L'urghïte s'inclina devant l'ancienne puis tourna les talons, le loup la suivant, gueule ouverte et langue pendante. Puis, Bhisine fut invité à s'assoir aux côtés de l'aveugle, ce qu'il accepta avec honneur. Le regard du jeune chasseur se perdit dans le brasier qui remplissait la combe de sa lueur chaleureuse, tandis que la voix gutturale de la vieille urghïte résonnait à son oreille.

« Tu sais Bhisine, la voix d'uthrar n'est pas des plus faciles, et l'hiver approchant, elle ne le saura qu'encore moins. Tu as choisi d'honorer tes ancêtres et nos coutumes, mais l'entraînement pour parvenir à comprendre et à maîtriser tous les aspects de l'uthra est rude et compliqué.

— J'ai déjà appris tout cela, et ce grâce à mon mentor et à toi, Ibsurth, rétorqua Bhisine, ses sourcils arqués froncés en avant. Mais je veux réussir, j'ai promis de devenir le meilleur uthrar de toute la tribu !

— Et tes voeux seront exaucés, si ta persévérance est sincère, sourit Ibsurth, ses yeux blancs tournés vers le jeune homme. Tire une leçon de chacune de tes erreurs, et tu réussiras à devenir ce que tu souhaites. À présent, va aider Silghiet et les autres à préparer la viande pour ce soir, ordonna-t-elle. »
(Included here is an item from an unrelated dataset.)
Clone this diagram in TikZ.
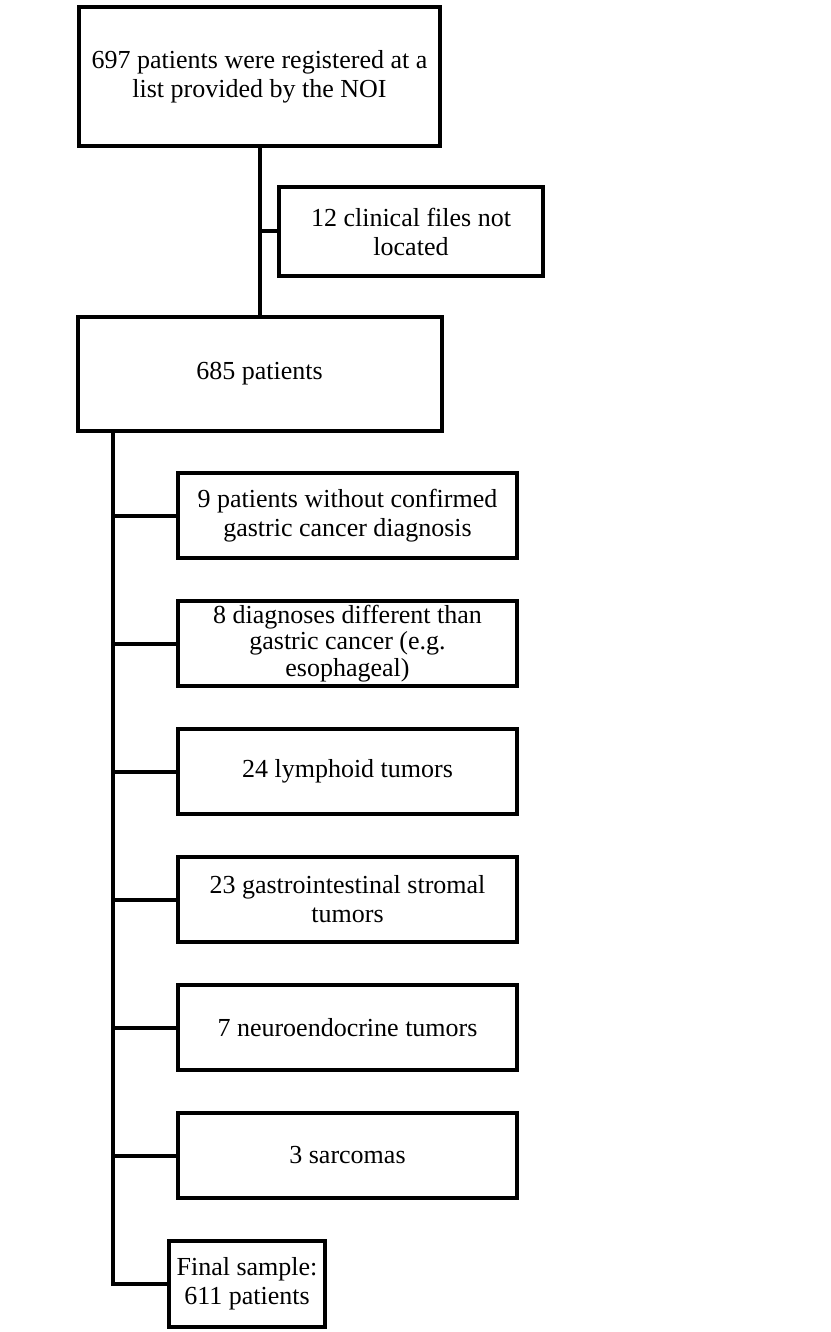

Comme l'avait fait son mentor quelques minutes plus tôt, Bhisine se courba devant la vieille elfe puis s'en alla auprès des autres chasseurs. Il caressa le poil de Vylis, ne ressentant aucune jalousie ou haine envers celui qui avait réussi là où il avait échoué. Les paroles de l'ancienne l'avaient laissé pensif, mais il se promit d'honorer son discours et de continuer à s'entraîner. Ainsi il pourrait devenir un véritable uthrar.

Les derniers rayons de soleil disparurent derrière la ligne d'horizon, et une odeur de viande grillée emplit l'atmosphère, chargée de bonheur et de réconfort.